* _EXERCISE DATA_

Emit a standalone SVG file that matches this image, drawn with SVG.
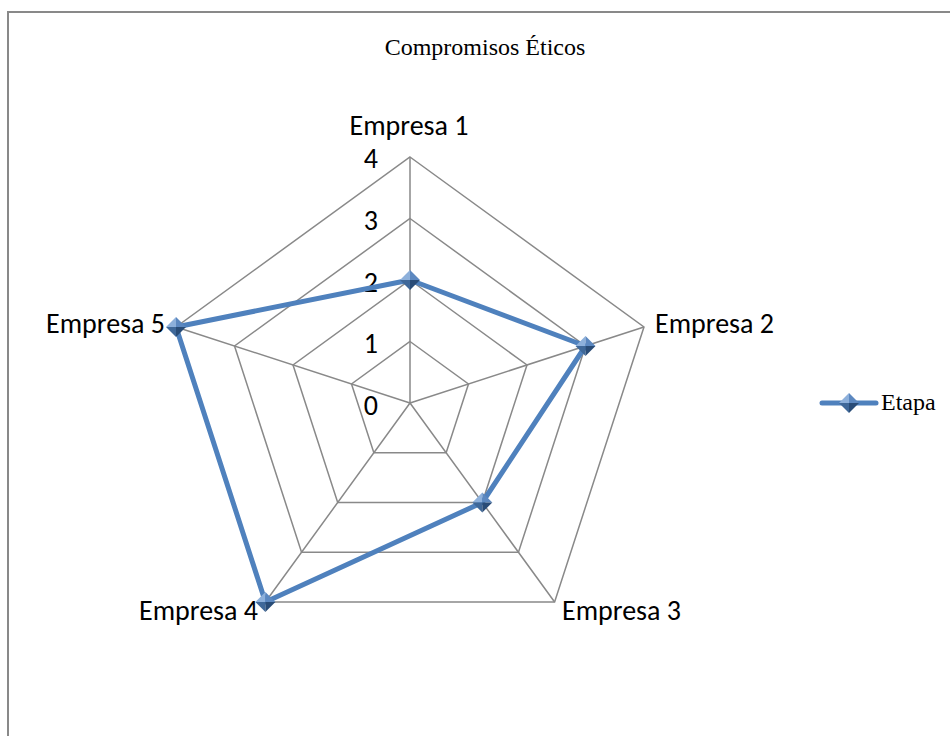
<svg xmlns="http://www.w3.org/2000/svg" width="950" height="736" viewBox="0 0 950 736">
  <style>
    .grid { fill: none; stroke: #898989; stroke-width: 1.5; }
    .series { fill: none; stroke: #4F81BD; stroke-width: 5; stroke-linejoin: round; stroke-linecap: round; }
    .cat { font-family: Carlito, "Liberation Sans", Arial, sans-serif; font-size: 28px; fill: #000; }
    .tick { font-family: Carlito, "Liberation Sans", Arial, sans-serif; font-size: 28px; fill: #000; text-anchor: end; }
    .serif { font-family: "Liberation Serif", "Times New Roman", serif; font-size: 24px; fill: #000; }
  </style>
  <defs>
    <!-- faceted diamond marker for the data series -->
    <g id="mk">
      <polygon points="0,-10 -10,0 0,0" fill="#8DB0DB"/>
      <polygon points="0,-10 10,0 0,0" fill="#5C88C0"/>
      <polygon points="-10,0 0,10 0,0" fill="#3F6899"/>
      <polygon points="10,0 0,10 0,0" fill="#294C77"/>
    </g>
  </defs>

  <rect x="0" y="0" width="950" height="736" fill="#fff"/>
  <!-- chart area frame -->
  <rect x="8" y="12" width="960" height="740" fill="none" stroke="#898989" stroke-width="2"/>

  <text class="serif" x="485" y="55" text-anchor="middle">Compromisos Éticos</text>

  <!-- radar grid -->
  <g id="grid">
    <polygon class="grid" points="410,157 643.97,326.98 554.6,602 265.4,602 176.03,326.98"/>
    <polygon class="grid" points="410,218.5 585.48,346 518.45,552.3 301.55,552.3 234.52,346"/>
    <polygon class="grid" points="410,280 526.98,365 482.3,502.5 337.7,502.5 293.02,365"/>
    <polygon class="grid" points="410,341.5 468.49,384 446.15,452.75 373.85,452.75 351.51,384"/>
    <path class="grid" d="M410,403 L410,157 M410,403 L643.97,326.98 M410,403 L554.6,602 M410,403 L265.4,602 M410,403 L176.03,326.98"/>
  </g>

  <!-- value axis labels -->
  <g id="ticks">
    <text class="tick" x="378" y="168">4</text>
    <text class="tick" x="378" y="230">3</text>
    <text class="tick" x="378" y="292">2</text>
    <text class="tick" x="378" y="353">1</text>
    <text class="tick" x="378" y="415">0</text>
  </g>

  <!-- category labels -->
  <g id="empresa1"><text class="cat" x="409" y="135" text-anchor="middle">Empresa 1</text></g>
  <g id="empresa2"><text class="cat" x="655" y="333">Empresa 2</text></g>
  <g id="empresa3"><text class="cat" x="562" y="620">Empresa 3</text></g>
  <g id="empresa4"><text class="cat" x="258" y="620" text-anchor="end">Empresa 4</text></g>
  <g id="empresa5"><text class="cat" x="165" y="333" text-anchor="end">Empresa 5</text></g>

  <!-- data series: Etapa -->
  <g id="connectors">
    <polygon class="series" points="410,280 585.48,346 482.3,502.5 265.4,602 176.03,326.98"/>
  </g>
  <g id="markers">
    <use href="#mk" x="410" y="280"/>
    <use href="#mk" x="585.48" y="346"/>
    <use href="#mk" x="482.3" y="502.5"/>
    <use href="#mk" x="265.4" y="602"/>
    <use href="#mk" x="176.03" y="326.98"/>
  </g>

  <!-- legend -->
  <g id="legend">
    <line x1="822" y1="403" x2="876" y2="403" stroke="#4F81BD" stroke-width="5" stroke-linecap="round"/>
    <use href="#mk" x="849" y="403"/>
    <text class="serif" x="881" y="410">Etapa</text>
  </g>
</svg>
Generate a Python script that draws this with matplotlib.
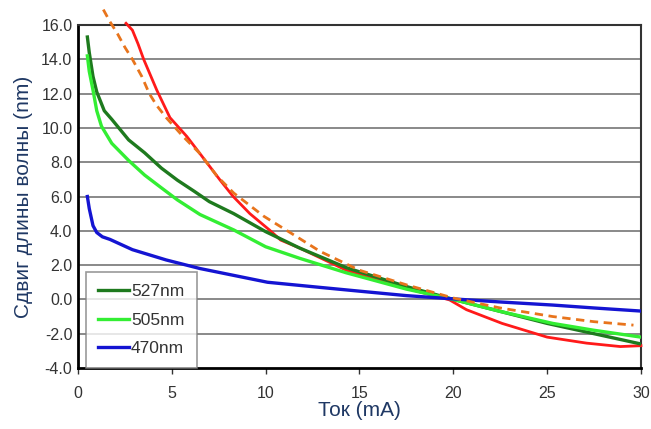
import matplotlib.pyplot as plt

plt.rcParams['font.family'] = ['Liberation Sans', 'DejaVu Sans']

# --- data ---
x_527 = [0.5, 0.6, 0.8, 1.0, 1.4, 1.8, 2.7, 3.55, 4.45, 5.3, 6.2, 7.0, 8.3, 10.0, 11.8, 14.3, 17.5, 20.0, 22.5, 25.0, 27.5, 30.0]
y_527 = [15.3, 14.4, 13.0, 12.1, 11.0, 10.5, 9.3, 8.55, 7.65, 6.95, 6.3, 5.7, 5.0, 3.95, 3.0, 1.85, 0.75, 0.0, -0.7, -1.4, -2.0, -2.6]

x_505 = [0.5, 0.6, 0.8, 1.0, 1.25, 1.8, 2.7, 3.55, 4.45, 5.3, 6.5, 8.3, 10.0, 11.8, 14.3, 17.5, 20.0, 22.5, 25.3, 27.5, 30.0]
y_505 = [14.2, 13.3, 12.2, 11.0, 10.1, 9.1, 8.1, 7.25, 6.5, 5.8, 4.95, 4.05, 3.07, 2.4, 1.55, 0.6, 0.0, -0.7, -1.4, -1.8, -2.2]

x_470 = [0.5, 0.6, 0.8, 1.0, 1.3, 1.7, 2.3, 2.9, 3.8, 4.7, 5.6, 6.5, 8.3, 10.1, 12.9, 15.0, 17.5, 20.0, 22.5, 25.3, 27.5, 30.0]
y_470 = [6.0, 5.3, 4.3, 3.9, 3.65, 3.5, 3.2, 2.9, 2.6, 2.3, 2.05, 1.8, 1.4, 1.0, 0.7, 0.48, 0.22, 0.03, -0.15, -0.33, -0.5, -0.68]

x_red = [2.56, 2.9, 3.2, 3.5, 4.2, 4.9, 5.8, 6.5, 7.57, 8.27, 9.16, 10.2, 10.8, 11.8, 14.3, 16.5, 18.0, 19.8, 20.7, 22.6, 25.0, 27.1, 28.9, 30.0]
y_red = [16.1, 15.7, 14.9, 14.0, 12.2, 10.6, 9.5, 8.5, 6.96, 6.0, 5.0, 4.05, 3.46, 3.0, 1.7, 0.95, 0.5, -0.03, -0.6, -1.4, -2.2, -2.55, -2.75, -2.7]

x_fit = [1.35, 1.7, 2.1, 2.5, 2.9, 3.4, 3.8, 4.2, 4.7, 5.6, 6.5, 7.4, 8.3, 9.9, 11.3, 12.9, 15.0, 17.5, 20.0, 22.5, 25.3, 27.5, 29.6]
y_fit = [16.9, 16.2, 15.5, 14.7, 14.0, 13.0, 12.0, 11.3, 10.6, 9.5, 8.5, 7.2, 6.2, 4.85, 3.9, 2.8, 1.7, 0.85, 0.08, -0.5, -1.0, -1.3, -1.5]

x_ticks = [0, 5, 10, 15, 20, 25, 30]
y_ticks = [-4, -2, 0, 2, 4, 6, 8, 10, 12, 14, 16]

# --- figure ---
fig = plt.figure(figsize=(6.51, 4.29), dpi=100)
ax = fig.add_axes([0.1198, 0.1422, 0.8648, 0.7995])

for y in y_ticks[1:-1]:
    ax.axhline(y, color='#808080', lw=1.3, zorder=1)

ax.plot(x_red, y_red, color='#ff1a1a', lw=2.0, zorder=3, clip_on=False)
ax.plot(x_fit, y_fit, color='#e8741c', lw=2.0, ls=(0, (3, 2)), zorder=4, clip_on=False)
l1, = ax.plot(x_527, y_527, color='#1e7a1e', lw=2.4, zorder=3)
l2, = ax.plot(x_505, y_505, color='#33ee33', lw=2.4, zorder=3)
l3, = ax.plot(x_470, y_470, color='#1414d2', lw=2.4, zorder=3)

ax.set_xlim(0, 30)
ax.set_ylim(-4, 16)
ax.set_xticks(x_ticks)
ax.set_yticks(y_ticks)
ax.set_yticklabels([f'{v:.1f}' for v in y_ticks])
ax.tick_params(axis='both', labelsize=11.5, colors='#333333', length=4, width=1)
ax.tick_params(axis='x', pad=9)
ax.tick_params(axis='y', length=0, pad=4)

for s in ['left', 'bottom']:
    ax.spines[s].set_linewidth(2)
    ax.spines[s].set_color('black')
for s in ['top', 'right']:
    ax.spines[s].set_linewidth(1.5)
    ax.spines[s].set_color('#333333')

ax.set_xlabel('Ток (mA)', fontsize=15, color='#1f3864', labelpad=0)
ax.set_ylabel('Сдвиг длины волны (nm)', fontsize=15, color='#1f3864', labelpad=6)

leg = ax.legend([l1, l2, l3], ['527nm', '505nm', '470nm'], loc='lower left',
                bbox_to_anchor=(0.014, 0.0), fontsize=12.5, frameon=True, fancybox=False,
                handlelength=1.8, handletextpad=0.1, labelspacing=0.75,
                borderpad=0.7, borderaxespad=0.0)
leg.get_frame().set_edgecolor('#808080')
leg.get_frame().set_linewidth(1.2)
for t in leg.get_texts():
    t.set_color('#333333')

fig.savefig('out.png', dpi=100)
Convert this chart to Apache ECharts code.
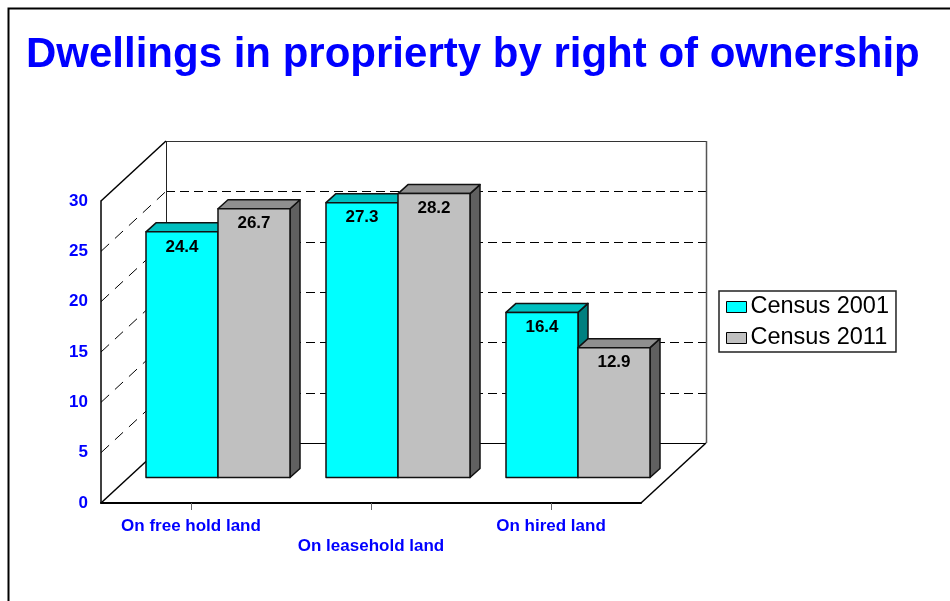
<!DOCTYPE html>
<html>
<head>
<meta charset="utf-8">
<style>
  html, body { margin: 0; padding: 0; background: #fff; }
  #chart { width: 950px; height: 601px; }
</style>
<script src="https://cdn.jsdelivr.net/npm/echarts@6/dist/echarts.min.js"></script>
</head>
<body>
<div id="chart"></div>
<script>
const categories = ['On free hold land', 'On leasehold land', 'On hired land'];
const census2001 = [24.4, 27.3, 16.4];
const census2011 = [26.7, 28.2, 12.9];
const wallTicks = [0, 5, 10, 15, 20, 25, 30];

// fake 3d: px offsets of the back wall, the bar front plane and the bar depth
const WALL_DX = 65, WALL_DY = -60;
const BAR_DX = 27, BAR_DY = -25.5;
const DEPTH_DX = 10, DEPTH_DY = -9;
const BLUE = '#0000ff';
const FONT = '"Liberation Sans", Arial, sans-serif';

const px = v => Math.round(v) + 0.5;

function line(x1, y1, x2, y2, style) {
  return { type: 'line', shape: { x1, y1, x2, y2 }, style: Object.assign({ stroke: '#000', lineWidth: 1 }, style) };
}

function renderWall(params, api) {
  const cs = params.coordSys;
  const v = api.value(0);
  const y = api.coord([0, v])[1];
  const left = cs.x, right = cs.x + cs.width;
  const by = y + WALL_DY;
  const children = [];
  if (v === 0) {
    // floor
    children.push(line(left, y, left + WALL_DX, by, { lineWidth: 1.5 }));
    children.push(line(right, y, right + WALL_DX, by, { lineWidth: 1.5 }));
    children.push(line(left + WALL_DX, px(by), right + WALL_DX, px(by)));
  } else if (v === 30) {
    children.push(line(left, y, left + WALL_DX, by, { lineWidth: 1.5 }));
    children.push(line(left + WALL_DX, px(by), right + WALL_DX, px(by), { stroke: '#333' }));
    children.push(line(left + WALL_DX + 0.5, by, left + WALL_DX + 0.5, cs.y + cs.height + WALL_DY, { stroke: '#222' }));
    children.push(line(right + WALL_DX + 0.5, by, right + WALL_DX + 0.5, cs.y + cs.height + WALL_DY, { stroke: '#555', lineWidth: 1.5 }));
  } else {
    children.push(line(left, y, left + WALL_DX, by, { lineDash: [11, 8] }));
    children.push(line(left + WALL_DX, px(by), right + WALL_DX, px(by), { lineDash: [9, 5] }));
  }
  return { type: 'group', children };
}

function bar3d(offset, front, top, side) {
  return function (params, api) {
    const cat = api.value(0), val = api.value(1);
    const base = api.coord([cat, 0]);
    const head = api.coord([cat, val]);
    const w = api.size([1, 0])[0] * 0.4;
    const x0 = base[0] + BAR_DX + offset * w;
    const x1 = x0 + w;
    const y0 = base[1] + BAR_DY;
    const y1 = head[1] + BAR_DY;
    const edge = { stroke: '#111', lineWidth: 1.5, lineJoin: 'round' };
    return {
      type: 'group',
      children: [
        { type: 'polygon', shape: { points: [[x1, y1], [x1 + DEPTH_DX, y1 + DEPTH_DY], [x1 + DEPTH_DX, y0 + DEPTH_DY], [x1, y0]] }, style: Object.assign({ fill: side }, edge) },
        { type: 'polygon', shape: { points: [[x0, y1], [x0 + DEPTH_DX, y1 + DEPTH_DY], [x1 + DEPTH_DX, y1 + DEPTH_DY], [x1, y1]] }, style: Object.assign({ fill: top }, edge) },
        { type: 'rect', shape: { x: x0, y: y1, width: w, height: y0 - y1 }, style: Object.assign({ fill: front }, edge) },
        { type: 'text', style: { x: (x0 + x1) / 2, y: y1 + 15, text: val.toFixed(1), fill: '#000', font: 'bold 17px ' + FONT, align: 'center', verticalAlign: 'middle' } }
      ]
    };
  };
}

const chart = echarts.init(document.getElementById('chart'), null, { renderer: 'canvas' });

chart.setOption({
  backgroundColor: '#fff',
  animation: false,
  title: {
    text: 'Dwellings in proprierty by right of ownership',
    left: 21,
    top: 29,
    textStyle: { color: BLUE, fontFamily: FONT, fontWeight: 'bold', fontSize: 42 }
  },
  legend: {
    data: ['Census 2001', 'Census 2011'],
    orient: 'vertical',
    left: 719,
    top: 291,
    padding: [4, 7, 2, 7],
    itemGap: 7,
    itemWidth: 20,
    itemHeight: 11,
    icon: 'rect',
    borderColor: '#222',
    borderWidth: 1.5,
    itemStyle: { borderColor: '#000', borderWidth: 1 },
    textStyle: { color: '#000', fontFamily: FONT, fontSize: 23.5, padding: [0, 0, 0, -1] }
  },
  grid: { left: 101, top: 201, width: 540, height: 302 },
  xAxis: {
    type: 'category',
    data: categories,
    axisLine: { lineStyle: { color: '#000', width: 2 } },
    axisTick: { show: true, alignWithLabel: true, length: 7, lineStyle: { color: '#666', width: 1 } },
    axisLabel: {
      interval: 0,
      margin: 13,
      color: BLUE,
      fontFamily: FONT,
      fontWeight: 'bold',
      fontSize: 17,
      lineHeight: 20,
      formatter: (v, i) => (i % 2 ? '\n' + v : v)
    }
  },
  yAxis: {
    type: 'value',
    min: 0,
    max: 30,
    interval: 5,
    splitLine: { show: false },
    axisLine: { show: true, lineStyle: { color: '#000', width: 1.5 } },
    axisTick: { show: false },
    axisLabel: { margin: 13, color: BLUE, fontFamily: FONT, fontWeight: 'bold', fontSize: 17 }
  },
  graphic: [{
    type: 'rect',
    silent: true,
    z: -1,
    shape: { x: 8.5, y: 8.5, width: 960, height: 620 },
    style: { fill: 'none', stroke: '#000', lineWidth: 2 }
  }],
  series: [
    {
      type: 'custom',
      name: 'walls',
      z: 1,
      clip: false,
      encode: { y: 0 },
      data: wallTicks.map(v => [v]),
      renderItem: renderWall
    },
    {
      type: 'custom',
      name: 'Census 2001',
      z: 2,
      clip: false,
      itemStyle: { color: '#00ffff' },
      encode: { x: 0, y: 1 },
      data: census2001.map((v, i) => [i, v]),
      renderItem: bar3d(-1, '#00ffff', '#00bfbf', '#008080')
    },
    {
      type: 'custom',
      name: 'Census 2011',
      z: 3,
      clip: false,
      itemStyle: { color: '#c0c0c0' },
      encode: { x: 0, y: 1 },
      data: census2011.map((v, i) => [i, v]),
      renderItem: bar3d(0, '#c0c0c0', '#8f8f8f', '#606060')
    }
  ]
});

window.addEventListener('resize', () => chart.resize());
</script>
</body>
</html>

* _WHAT IS NEEDED_
Extract exactly the lines running from the line containing "Generate a Python" to the line containing "-1.4, -1.8, -2.2]", with both end lines included and all pictures left out.

* _OUTPUT_
Generate a Python script that draws this with matplotlib.
import matplotlib.pyplot as plt

plt.rcParams['font.family'] = ['Liberation Sans', 'DejaVu Sans']

# --- data ---
x_527 = [0.5, 0.6, 0.8, 1.0, 1.4, 1.8, 2.7, 3.55, 4.45, 5.3, 6.2, 7.0, 8.3, 10.0, 11.8, 14.3, 17.5, 20.0, 22.5, 25.0, 27.5, 30.0]
y_527 = [15.3, 14.4, 13.0, 12.1, 11.0, 10.5, 9.3, 8.55, 7.65, 6.95, 6.3, 5.7, 5.0, 3.95, 3.0, 1.85, 0.75, 0.0, -0.7, -1.4, -2.0, -2.6]

x_505 = [0.5, 0.6, 0.8, 1.0, 1.25, 1.8, 2.7, 3.55, 4.45, 5.3, 6.5, 8.3, 10.0, 11.8, 14.3, 17.5, 20.0, 22.5, 25.3, 27.5, 30.0]
y_505 = [14.2, 13.3, 12.2, 11.0, 10.1, 9.1, 8.1, 7.25, 6.5, 5.8, 4.95, 4.05, 3.07, 2.4, 1.55, 0.6, 0.0, -0.7, -1.4, -1.8, -2.2]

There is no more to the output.